### Given instruction
Find the string "this" in the listing and report every line that has it.

### Supplied entries
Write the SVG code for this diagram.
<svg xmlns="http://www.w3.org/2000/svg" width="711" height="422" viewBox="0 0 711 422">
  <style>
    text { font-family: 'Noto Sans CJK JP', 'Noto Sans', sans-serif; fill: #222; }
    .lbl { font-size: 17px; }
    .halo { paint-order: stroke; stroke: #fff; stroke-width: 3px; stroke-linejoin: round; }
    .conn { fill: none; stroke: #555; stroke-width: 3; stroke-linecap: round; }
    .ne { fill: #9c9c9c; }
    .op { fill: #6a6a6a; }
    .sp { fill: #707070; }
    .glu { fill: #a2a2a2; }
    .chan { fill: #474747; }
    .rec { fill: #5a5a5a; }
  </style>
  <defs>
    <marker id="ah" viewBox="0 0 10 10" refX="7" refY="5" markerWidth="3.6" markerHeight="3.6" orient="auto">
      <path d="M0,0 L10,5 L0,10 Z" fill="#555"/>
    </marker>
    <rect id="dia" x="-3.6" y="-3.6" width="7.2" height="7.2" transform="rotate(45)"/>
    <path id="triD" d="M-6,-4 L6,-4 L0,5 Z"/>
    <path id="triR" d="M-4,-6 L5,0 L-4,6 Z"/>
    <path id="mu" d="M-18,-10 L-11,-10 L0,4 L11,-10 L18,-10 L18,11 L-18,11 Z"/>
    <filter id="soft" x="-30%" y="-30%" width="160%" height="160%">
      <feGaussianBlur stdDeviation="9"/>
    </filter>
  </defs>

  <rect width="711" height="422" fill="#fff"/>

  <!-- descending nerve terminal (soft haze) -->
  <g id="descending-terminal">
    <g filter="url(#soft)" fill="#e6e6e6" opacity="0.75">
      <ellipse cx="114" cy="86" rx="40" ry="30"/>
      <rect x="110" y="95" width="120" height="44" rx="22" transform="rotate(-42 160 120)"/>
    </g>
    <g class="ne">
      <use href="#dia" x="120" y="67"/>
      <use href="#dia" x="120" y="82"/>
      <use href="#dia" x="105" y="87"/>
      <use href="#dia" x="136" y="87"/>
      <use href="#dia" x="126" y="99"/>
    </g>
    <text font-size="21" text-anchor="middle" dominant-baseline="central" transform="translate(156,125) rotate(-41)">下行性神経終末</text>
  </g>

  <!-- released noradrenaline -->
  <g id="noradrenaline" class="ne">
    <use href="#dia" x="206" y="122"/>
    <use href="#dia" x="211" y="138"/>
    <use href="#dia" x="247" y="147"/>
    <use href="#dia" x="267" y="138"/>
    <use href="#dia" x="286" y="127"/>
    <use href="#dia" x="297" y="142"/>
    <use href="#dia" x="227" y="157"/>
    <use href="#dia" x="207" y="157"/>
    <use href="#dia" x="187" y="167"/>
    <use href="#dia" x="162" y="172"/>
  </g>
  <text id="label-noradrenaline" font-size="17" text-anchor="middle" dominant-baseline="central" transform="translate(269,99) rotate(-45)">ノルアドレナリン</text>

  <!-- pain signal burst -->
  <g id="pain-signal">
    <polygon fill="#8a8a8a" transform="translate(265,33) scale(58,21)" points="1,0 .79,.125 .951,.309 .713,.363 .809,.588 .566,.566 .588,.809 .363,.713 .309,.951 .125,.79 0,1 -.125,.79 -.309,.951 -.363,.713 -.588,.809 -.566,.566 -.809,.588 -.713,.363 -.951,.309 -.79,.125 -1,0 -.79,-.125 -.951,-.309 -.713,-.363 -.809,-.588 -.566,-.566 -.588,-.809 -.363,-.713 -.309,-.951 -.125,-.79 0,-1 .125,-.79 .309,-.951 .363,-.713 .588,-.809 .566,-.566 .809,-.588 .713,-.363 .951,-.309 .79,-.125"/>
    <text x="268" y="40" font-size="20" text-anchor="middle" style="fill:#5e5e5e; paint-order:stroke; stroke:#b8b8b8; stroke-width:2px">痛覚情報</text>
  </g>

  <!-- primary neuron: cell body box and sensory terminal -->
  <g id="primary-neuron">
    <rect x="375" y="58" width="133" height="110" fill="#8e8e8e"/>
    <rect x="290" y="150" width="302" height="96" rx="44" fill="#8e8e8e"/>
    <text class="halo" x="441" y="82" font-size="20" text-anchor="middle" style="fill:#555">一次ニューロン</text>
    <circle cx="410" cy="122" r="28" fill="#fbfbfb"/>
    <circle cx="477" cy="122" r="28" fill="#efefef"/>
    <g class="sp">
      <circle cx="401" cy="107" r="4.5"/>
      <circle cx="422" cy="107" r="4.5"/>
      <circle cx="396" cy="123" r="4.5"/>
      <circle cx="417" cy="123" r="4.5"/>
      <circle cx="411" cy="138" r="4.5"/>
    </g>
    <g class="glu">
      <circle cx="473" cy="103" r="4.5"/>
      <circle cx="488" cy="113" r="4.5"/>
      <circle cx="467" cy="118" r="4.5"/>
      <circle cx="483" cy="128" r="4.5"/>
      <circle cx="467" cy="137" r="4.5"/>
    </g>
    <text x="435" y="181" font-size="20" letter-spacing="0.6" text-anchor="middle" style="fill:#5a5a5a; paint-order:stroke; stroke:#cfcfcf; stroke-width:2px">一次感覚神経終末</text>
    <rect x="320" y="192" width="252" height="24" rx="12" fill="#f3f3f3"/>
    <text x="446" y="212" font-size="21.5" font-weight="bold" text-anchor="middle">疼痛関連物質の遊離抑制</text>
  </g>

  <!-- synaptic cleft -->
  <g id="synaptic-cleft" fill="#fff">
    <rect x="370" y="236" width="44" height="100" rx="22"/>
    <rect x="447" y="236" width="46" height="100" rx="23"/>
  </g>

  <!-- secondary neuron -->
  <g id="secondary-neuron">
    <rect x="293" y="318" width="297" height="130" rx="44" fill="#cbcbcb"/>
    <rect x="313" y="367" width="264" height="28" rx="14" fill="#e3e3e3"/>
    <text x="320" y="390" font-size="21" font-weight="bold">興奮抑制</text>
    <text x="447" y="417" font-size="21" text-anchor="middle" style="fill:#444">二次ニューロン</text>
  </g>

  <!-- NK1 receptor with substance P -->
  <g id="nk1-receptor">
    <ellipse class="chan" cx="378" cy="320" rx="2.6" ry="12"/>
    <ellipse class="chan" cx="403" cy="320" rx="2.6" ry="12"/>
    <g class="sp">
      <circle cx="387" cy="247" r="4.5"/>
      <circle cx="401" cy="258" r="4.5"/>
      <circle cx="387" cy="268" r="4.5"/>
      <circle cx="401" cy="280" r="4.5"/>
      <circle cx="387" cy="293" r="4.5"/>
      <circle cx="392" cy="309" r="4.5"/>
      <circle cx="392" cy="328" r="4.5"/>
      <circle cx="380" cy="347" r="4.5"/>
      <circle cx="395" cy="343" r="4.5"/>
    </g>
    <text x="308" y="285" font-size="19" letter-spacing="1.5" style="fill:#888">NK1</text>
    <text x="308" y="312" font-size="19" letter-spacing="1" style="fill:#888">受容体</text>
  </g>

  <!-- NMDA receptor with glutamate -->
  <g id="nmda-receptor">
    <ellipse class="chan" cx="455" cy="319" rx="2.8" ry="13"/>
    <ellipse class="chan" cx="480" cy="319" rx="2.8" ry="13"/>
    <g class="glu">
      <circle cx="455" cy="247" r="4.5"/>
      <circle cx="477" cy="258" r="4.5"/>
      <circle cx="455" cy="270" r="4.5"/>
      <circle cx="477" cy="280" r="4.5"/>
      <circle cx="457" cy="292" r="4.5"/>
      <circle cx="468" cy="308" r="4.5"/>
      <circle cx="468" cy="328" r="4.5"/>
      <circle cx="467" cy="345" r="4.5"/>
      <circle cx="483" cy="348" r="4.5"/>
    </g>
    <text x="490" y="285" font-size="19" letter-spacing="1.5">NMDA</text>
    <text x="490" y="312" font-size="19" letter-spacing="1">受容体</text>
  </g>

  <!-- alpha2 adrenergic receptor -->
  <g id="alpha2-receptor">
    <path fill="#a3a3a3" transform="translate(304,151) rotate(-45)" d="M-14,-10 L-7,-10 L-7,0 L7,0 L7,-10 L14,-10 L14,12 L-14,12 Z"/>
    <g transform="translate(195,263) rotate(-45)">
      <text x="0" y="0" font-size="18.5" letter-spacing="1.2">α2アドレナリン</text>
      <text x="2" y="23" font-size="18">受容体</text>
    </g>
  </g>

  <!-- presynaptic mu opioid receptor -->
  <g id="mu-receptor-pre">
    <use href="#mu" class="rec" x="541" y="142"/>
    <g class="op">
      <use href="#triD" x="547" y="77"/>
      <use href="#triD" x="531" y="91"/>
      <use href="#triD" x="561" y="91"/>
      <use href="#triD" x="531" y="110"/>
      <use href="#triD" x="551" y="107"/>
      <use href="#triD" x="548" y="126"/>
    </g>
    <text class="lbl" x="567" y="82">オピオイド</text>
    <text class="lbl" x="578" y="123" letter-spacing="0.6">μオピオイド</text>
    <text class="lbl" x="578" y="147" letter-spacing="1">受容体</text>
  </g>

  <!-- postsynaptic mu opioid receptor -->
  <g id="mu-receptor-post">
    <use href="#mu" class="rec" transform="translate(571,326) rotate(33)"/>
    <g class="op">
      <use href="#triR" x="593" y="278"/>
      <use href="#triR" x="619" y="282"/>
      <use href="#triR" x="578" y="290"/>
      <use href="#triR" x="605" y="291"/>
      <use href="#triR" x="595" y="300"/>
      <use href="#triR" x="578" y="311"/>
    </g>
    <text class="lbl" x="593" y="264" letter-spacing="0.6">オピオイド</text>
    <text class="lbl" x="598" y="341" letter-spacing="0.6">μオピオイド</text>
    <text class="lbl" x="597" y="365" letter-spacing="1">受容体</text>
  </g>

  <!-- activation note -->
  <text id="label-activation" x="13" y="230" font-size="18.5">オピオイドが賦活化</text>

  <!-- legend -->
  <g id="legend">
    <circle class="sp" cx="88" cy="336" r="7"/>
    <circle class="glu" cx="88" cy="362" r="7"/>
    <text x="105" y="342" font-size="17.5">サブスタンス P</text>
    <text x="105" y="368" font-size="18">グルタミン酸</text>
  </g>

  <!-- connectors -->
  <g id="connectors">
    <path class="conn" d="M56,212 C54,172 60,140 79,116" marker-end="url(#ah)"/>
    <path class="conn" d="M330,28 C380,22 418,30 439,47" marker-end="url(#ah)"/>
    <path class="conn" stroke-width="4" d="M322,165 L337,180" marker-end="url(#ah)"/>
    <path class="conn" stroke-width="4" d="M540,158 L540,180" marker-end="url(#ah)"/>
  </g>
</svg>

==

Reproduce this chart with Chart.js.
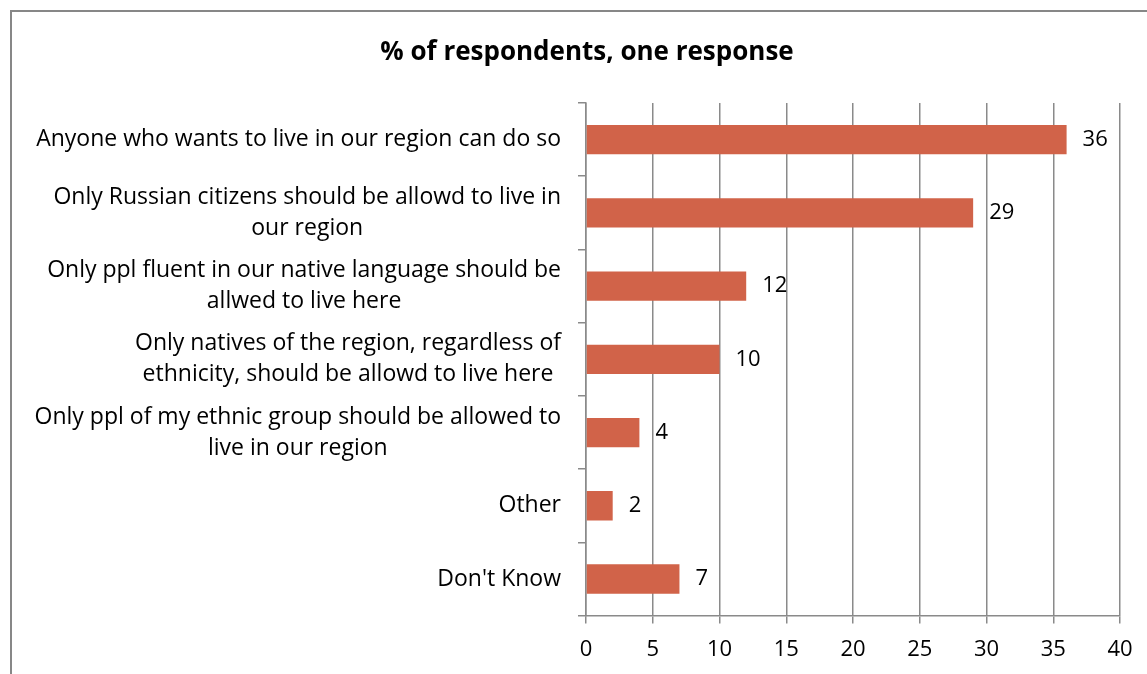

### Response to the exercise
Write the SVG code for this diagram.
Reproduce this chart with Chart.js.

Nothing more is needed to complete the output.